I also recoloured the Brigrrnd figmon this week to better match the new reddish Discord element!
This is one I'm most concerned about being too much. Would people just see it as 'ew, math(s)!', and think they're expected to memorise and actively use this formula or something? Perhaps the only people who'd appreciate this insight into the behind-the-scenes would be a minority. Does it also disrupt immersion? Does awareness of and engagement with D&D's rules?
This image needs updating, but I need to draw the item icons first.
Phew! Congratulations on getting through all those if you did!!
I'm curious to hear how what you think of the level of detail seen in them! Too much? Too confusing?

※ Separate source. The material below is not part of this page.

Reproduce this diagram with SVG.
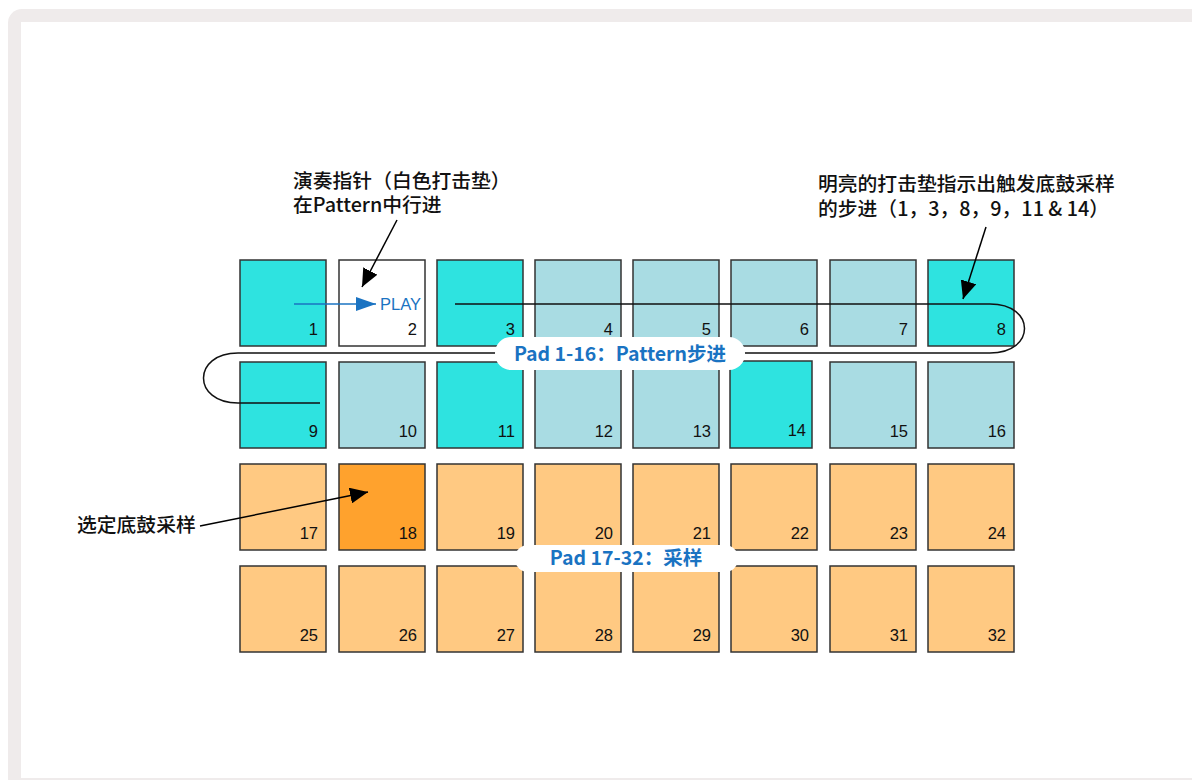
<svg xmlns="http://www.w3.org/2000/svg" width="1192" height="780" viewBox="0 0 1192 780">
<style>
.pad{stroke:#333;stroke-width:1.5}
.c{fill:#2ee3e0}.l{fill:#a9dce3}.w{fill:#fff}.o{fill:#ffc982}.d{fill:#ffa22d}
.n{font-family:"Liberation Sans",Arial,sans-serif;font-size:16.5px;fill:#111;text-anchor:end}
.ann{font-family:"Noto Sans CJK SC",sans-serif;font-size:19.8px;font-weight:500;fill:#111}
.lab{font-family:"Noto Sans CJK SC",sans-serif;font-size:19.5px;font-weight:700;fill:#1a73c2;text-anchor:middle}
.cn{fill:none;stroke:#111;stroke-width:1.5}
</style>
<defs>
<marker id="ahb" markerWidth="20" markerHeight="14" refX="20" refY="7" orient="auto" markerUnits="userSpaceOnUse" viewBox="0 0 20 14"><path d="M0,0 L20,7 L0,14 z" fill="#1a73c2"/></marker>
<marker id="ahk" markerWidth="18" markerHeight="16" refX="18" refY="8" orient="auto" markerUnits="userSpaceOnUse" viewBox="0 0 18 16"><path d="M0,0 L18,8 L0,16 z" fill="#000"/></marker>
</defs>
<rect x="8" y="9" width="1200" height="790" rx="14" fill="#efebeb"/>
<rect x="21" y="22" width="1180" height="756" fill="#fff"/>

<g id="pads">
<g id="pad1"><rect class="pad c" x="240" y="260" width="86" height="86"/><text class="n" x="318" y="335">1</text></g>
<g id="pad2"><rect class="pad w" x="339" y="260" width="86" height="86"/><text class="n" x="417" y="335">2</text></g>
<g id="pad3"><rect class="pad c" x="437" y="260" width="86" height="86"/><text class="n" x="515" y="335">3</text></g>
<g id="pad4"><rect class="pad l" x="535" y="260" width="86" height="86"/><text class="n" x="613" y="335">4</text></g>
<g id="pad5"><rect class="pad l" x="633" y="260" width="86" height="86"/><text class="n" x="711" y="335">5</text></g>
<g id="pad6"><rect class="pad l" x="731" y="260" width="86" height="86"/><text class="n" x="809" y="335">6</text></g>
<g id="pad7"><rect class="pad l" x="830" y="260" width="86" height="86"/><text class="n" x="908" y="335">7</text></g>
<g id="pad8"><rect class="pad c" x="928" y="260" width="86" height="86"/><text class="n" x="1006" y="335">8</text></g>

<g id="pad9"><rect class="pad c" x="240" y="362" width="86" height="86"/><text class="n" x="318" y="437">9</text></g>
<g id="pad10"><rect class="pad l" x="339" y="362" width="86" height="86"/><text class="n" x="417" y="437">10</text></g>
<g id="pad11"><rect class="pad c" x="437" y="362" width="86" height="86"/><text class="n" x="515" y="437">11</text></g>
<g id="pad12"><rect class="pad l" x="535" y="362" width="86" height="86"/><text class="n" x="613" y="437">12</text></g>
<g id="pad13"><rect class="pad l" x="633" y="362" width="86" height="86"/><text class="n" x="711" y="437">13</text></g>
<g id="pad14"><rect class="pad c" x="730" y="361" width="82" height="87"/><text class="n" x="806" y="436">14</text></g>
<g id="pad15"><rect class="pad l" x="830" y="362" width="86" height="86"/><text class="n" x="908" y="437">15</text></g>
<g id="pad16"><rect class="pad l" x="928" y="362" width="86" height="86"/><text class="n" x="1006" y="437">16</text></g>

<g id="pad17"><rect class="pad o" x="240" y="464" width="86" height="86"/><text class="n" x="318" y="539">17</text></g>
<g id="pad18"><rect class="pad d" x="339" y="464" width="86" height="86"/><text class="n" x="417" y="539">18</text></g>
<g id="pad19"><rect class="pad o" x="437" y="464" width="86" height="86"/><text class="n" x="515" y="539">19</text></g>
<g id="pad20"><rect class="pad o" x="535" y="464" width="86" height="86"/><text class="n" x="613" y="539">20</text></g>
<g id="pad21"><rect class="pad o" x="633" y="464" width="86" height="86"/><text class="n" x="711" y="539">21</text></g>
<g id="pad22"><rect class="pad o" x="731" y="464" width="86" height="86"/><text class="n" x="809" y="539">22</text></g>
<g id="pad23"><rect class="pad o" x="830" y="464" width="86" height="86"/><text class="n" x="908" y="539">23</text></g>
<g id="pad24"><rect class="pad o" x="928" y="464" width="86" height="86"/><text class="n" x="1006" y="539">24</text></g>

<g id="pad25"><rect class="pad o" x="240" y="566" width="86" height="86"/><text class="n" x="318" y="641">25</text></g>
<g id="pad26"><rect class="pad o" x="339" y="566" width="86" height="86"/><text class="n" x="417" y="641">26</text></g>
<g id="pad27"><rect class="pad o" x="437" y="566" width="86" height="86"/><text class="n" x="515" y="641">27</text></g>
<g id="pad28"><rect class="pad o" x="535" y="566" width="86" height="86"/><text class="n" x="613" y="641">28</text></g>
<g id="pad29"><rect class="pad o" x="633" y="566" width="86" height="86"/><text class="n" x="711" y="641">29</text></g>
<g id="pad30"><rect class="pad o" x="731" y="566" width="86" height="86"/><text class="n" x="809" y="641">30</text></g>
<g id="pad31"><rect class="pad o" x="830" y="566" width="86" height="86"/><text class="n" x="908" y="641">31</text></g>
<g id="pad32"><rect class="pad o" x="928" y="566" width="86" height="86"/><text class="n" x="1006" y="641">32</text></g>
</g>

<g id="connectors">
<path class="cn" d="M455,304 L990,304 C1036,304 1036,353 990,353 L238,353 C192,353 192,403 238,403 L320,403"/>
<line x1="294" y1="304" x2="376" y2="304" stroke="#1a73c2" stroke-width="1.5" marker-end="url(#ahb)"/>
<line x1="397" y1="220" x2="362" y2="287" stroke="#000" stroke-width="1.5" marker-end="url(#ahk)"/>
<line x1="986" y1="227" x2="963" y2="299" stroke="#000" stroke-width="1.5" marker-end="url(#ahk)"/>
<line x1="200" y1="526" x2="368" y2="492" stroke="#000" stroke-width="1.5" marker-end="url(#ahk)"/>
</g>

<g id="play"><text x="380" y="310" font-family="Liberation Sans,Arial,sans-serif" font-size="16.5" fill="#1a73c2">PLAY</text></g>

<g id="label1"><rect x="495" y="337" width="250" height="33" rx="16" fill="#fff"/><text class="lab" x="620" y="361">Pad 1-16：Pattern步进</text></g>
<g id="label2"><rect x="515" y="545" width="223" height="27" rx="13" fill="#fff"/><text class="lab" x="626" y="565">Pad 17-32：采样</text></g>

<g id="ann1"><text class="ann" x="293" y="188">演奏指针（白色打击垫）</text><text class="ann" x="293" y="212">在Pattern中行进</text></g>
<g id="ann2"><text class="ann" x="818" y="191">明亮的打击垫指示出触发底鼓采样</text><text class="ann" x="818" y="216">的步进（1，3，8，9，11 &amp; 14）</text></g>
<g id="ann3"><text class="ann" x="77" y="532">选定底鼓采样</text></g>
</svg>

Obviously the context would make a difference; you wouldn't be bombarded with this amount of information all at once in the game. So I'll be curious to hear from testers about that again during the next test.
The stuff I still need to do is largely tedious, nitpicky, or fixing weird bugs I don't know how to reproduce, and I'd say a lot of it isn't
necessary to move on to the next stage...
So I think what I'll do is say I'll spend the next week on it, then run the next alpha the week after that. I'll ask for volunteers next weekend.
Quick personal note: My parents were away for two weeks, but are back now. Bleh. I miss the quiet and expanded personal space already. I need to move out.
I had long talks with a couple of my three remaining real-world friends over those two weeks. One mentioned her friends who are doing freelance web development, which I think I talked about last week?
The other - who I only talked to last night, in a video call - is living with her partner in her own place and working from home doing a tech job for decent pay... but she spent a long time talking about how frustrated and lost and unsatisfied she was by it all. It put some things into perspective, and made me appreciate how personally fulfilling what I'm doing now is, and dread how bleak the alternatives would be (hardly for the first time).
Do we toil away in poverty doing something we love, or do something we only tolerate in order to pay the bills? Most people do the latter because they have no choice.
I'll just have to hope that a Kickstarter - which I should do sooner in the coming months - will earn enough for the time I've spent on Atonal Dreams to have not been a complete waste.
I've also been thinking a lot about how I need to open commenting here and the Discord up to the public, I need to engage more on social media, since that's apparently crucial... but I've already talked about that a lot before. I'll need to focus on it in earnest once the game's ready enough to properly promote, though, which it almost is. About which I have very mixed feelings.